NARRATION: The shooting at Columbine High School happened 20 years ago. Sean Graves was a freshman.
SEAN GRAVES: I went to school. I went to lunch with my friends and we usually would hang out in the commons. But for whatever reason, I forgot my wallet, the three of us decided not to eat lunch that day, which prompted us to go for a walk outside because it was a gorgeous day. And by doing so, we ended up inadvertently walking out to witness both Eric and Dylan, they were loading what we called realistic looking paintball guns, but that’s when they ratcheted off a few rounds and we realized that this is something completely different. My friend was murdered. And I watched the attempted murder of my other friend. And clearly, I was in the middle of it. They were trying to kill me, too.
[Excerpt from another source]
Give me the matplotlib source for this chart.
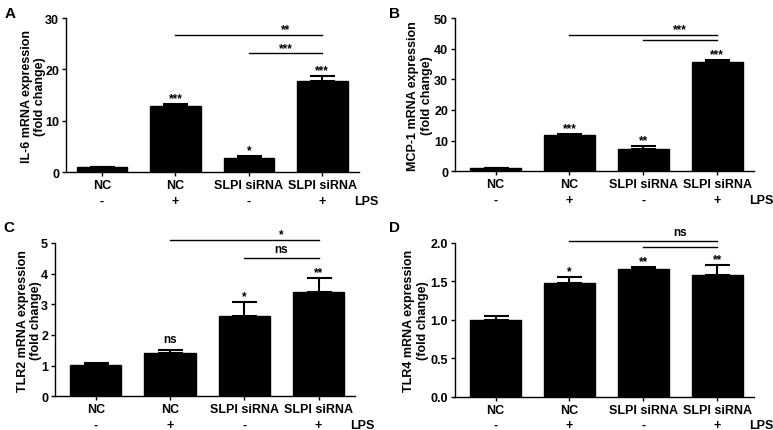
import matplotlib
matplotlib.use("Agg")
import matplotlib.pyplot as plt

plt.rcParams["font.family"] = ["Liberation Sans", "DejaVu Sans"]
plt.rcParams["font.weight"] = "bold"
plt.rcParams["font.size"] = 9

# ---- data ----
categories = ["NC", "NC", "SLPI siRNA", "SLPI siRNA"]
lpsSigns = ["-", "+", "-", "+"]

il6Means = [1.0, 12.8, 2.8, 17.7]
il6Errors = [0.12, 0.5, 0.3, 1.1]
il6Stars = ["", "***", "*", "***"]
il6Pairs = [(1, 3, "**"), (2, 3, "***")]

mcp1Means = [1.0, 11.9, 7.3, 35.5]
mcp1Errors = [0.1, 0.3, 0.95, 0.9]
mcp1Stars = ["", "***", "**", "***"]
mcp1Pairs = [(1, 3, "***"), (2, 3, "")]

tlr2Means = [1.02, 1.40, 2.61, 3.39]
tlr2Errors = [0.06, 0.10, 0.46, 0.46]
tlr2Stars = ["", "ns", "*", "**"]
tlr2Pairs = [(1, 3, "*"), (2, 3, "ns")]

tlr4Means = [1.00, 1.48, 1.66, 1.58]
tlr4Errors = [0.05, 0.08, 0.03, 0.13]
tlr4Stars = ["", "*", "**", "**"]
tlr4Pairs = [(1, 3, "ns"), (2, 3, "")]

W, H = 773, 431
BOLD = "bold"
LABEL_SIZE = 9


def drawPanel(fig, rect, letter, letterPos, yLabel, yLabelX, means, errors, stars,
              pairs, levels, yTicks, tickFormat, xLim):
    ax = fig.add_axes(rect)
    xs = list(range(len(means)))
    ax.bar(xs, means, width=0.69, color="black", edgecolor="black", zorder=2)
    ax.errorbar(xs, means, yerr=[[0] * len(errors), errors], fmt="none",
                ecolor="black", elinewidth=1.5, capsize=9, capthick=1.5, zorder=1)

    ax.set_xlim(xLim)
    ax.set_ylim(yTicks[0], yTicks[-1])
    ax.set_yticks(yTicks)
    ax.set_yticklabels([tickFormat.format(t) for t in yTicks], fontweight=BOLD)
    ax.set_xticks(xs)
    ax.set_xticklabels(categories, fontweight=BOLD)
    for side in ["top", "right"]:
        ax.spines[side].set_visible(False)
    for side in ["left", "bottom"]:
        ax.spines[side].set_linewidth(1.0)
    ax.tick_params(axis="both", length=3, width=1.0, pad=2, labelsize=LABEL_SIZE)

    # LPS row
    for x, sign in zip(xs, lpsSigns):
        ax.annotate(sign, xy=(x, 0), xycoords=("data", "axes fraction"),
                    xytext=(0, -20.5), textcoords="offset points",
                    ha="center", va="center", fontsize=LABEL_SIZE, fontweight=BOLD)
    ax.annotate("LPS", xy=(1, 0), xycoords="axes fraction",
                xytext=(5.5, -20.5), textcoords="offset points",
                ha="center", va="center", fontsize=LABEL_SIZE, fontweight=BOLD)

    # stars above the bars
    for x, m, e, s in zip(xs, means, errors, stars):
        if s:
            off = 6 if s == "ns" else 2
            ax.annotate(s, xy=(x, m + e), xytext=(0, off), textcoords="offset points",
                        ha="center", va="baseline", fontsize=8.5, fontweight=BOLD)

    # comparison lines
    for (a, b, s), level in zip(pairs, levels):
        ax.plot([a, b], [level, level], color="black", lw=1.0, clip_on=False)
        if s:
            off = 4.5 if s == "ns" else 2
            ax.annotate(s, xy=(2.5, level), xytext=(0, off), textcoords="offset points",
                        ha="center", va="baseline", fontsize=8.5, fontweight=BOLD,
                        annotation_clip=False)

    ax.text(yLabelX, 0.5, yLabel, rotation=90, ha="center", va="center",
            transform=ax.transAxes, fontsize=LABEL_SIZE, fontweight=BOLD, linespacing=1.15)
    fig.text(letterPos[0] / W, 1 - letterPos[1] / H, letter, fontsize=11,
             fontweight=BOLD, ha="center", va="center")
    return ax


def main():
    fig = plt.figure(figsize=(W / 100, H / 100), dpi=100)

    drawPanel(fig, [66 / W, 1 - 173.3 / H, 293 / W, 154.3 / H], "A", (10.5, 14),
              "IL-6 mRNA expression\n(fold change)", -0.112,
              il6Means, il6Errors, il6Stars, il6Pairs, [26.7, 23.1],
              [0, 10, 20, 30], "{:g}", (-0.49, 3.5))
    drawPanel(fig, [455 / W, 1 - 172.3 / H, 299 / W, 153.3 / H], "B", (395, 14),
              "MCP-1 mRNA expression\n(fold change)", -0.117,
              mcp1Means, mcp1Errors, mcp1Stars, mcp1Pairs, [44.6, 42.7],
              [0, 10, 20, 30, 40, 50], "{:g}", (-0.55, 3.5))
    drawPanel(fig, [55 / W, 1 - 397.3 / H, 300 / W, 153.3 / H], "C", (9, 228.5),
              "TLR2 mRNA expression\n(fold change)", -0.085,
              tlr2Means, tlr2Errors, tlr2Stars, tlr2Pairs, [5.11, 4.51],
              [0, 1, 2, 3, 4, 5], "{:g}", (-0.55, 3.49))
    drawPanel(fig, [455 / W, 1 - 397.7 / H, 299 / W, 153.7 / H], "D", (394.5, 228.5),
              "TLR4 mRNA expression\n(fold change)", -0.131,
              tlr4Means, tlr4Errors, tlr4Stars, tlr4Pairs, [2.02, 1.95],
              [0.0, 0.5, 1.0, 1.5, 2.0], "{:.1f}", (-0.55, 3.5))

    fig.savefig("out.png", dpi=100)


main()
NARRATION: Graves was shot four times while running inside for cover, where he was shot again.
SEAN GRAVES: I ran clear around the fence and, with my backpack still on, I managed to get my entire body behind a concrete wall with my hand on the doorknob to get back into the commons. And just that little bit of my backpack sticking out was enough for a stray bullet to enter the side of my backpack, enter my spine paralyzing me from the waist down and shooting out my hip. I’m laying there in glass and I just remember I started praying.
NARRATION: Graves was left paralyzed from the waist down.
SEAN GRAVES: In the hospital I was told I would never walk again without support or crutches. And that wasn’t good enough for me, so I spent the next three-and-a-half years going through high school, learning to walk again. And in order for me to do that, I literally had to crawl before I could walk. I managed to fulfill my own goal to walk across the stage to receive my diploma. And I walked out of there and I haven’t used the wheelchair since.
Because of my experience from this, I’m more in tune with my surroundings. I walk into a room and I can tell you where the exits are. And if there’s a crowd, I immediately pick out who could be a potential threat. I don’t consider it to be a weakness, I consider it to be a tool that I’ve picked up along the way that might save my life someday. I don’t know.
I could spend my entire life living in fear, wondering when’s the next attack or when’s the next person going to do that, but that would be it. I’d be living in fear. I would be giving in to what they wanted to happen.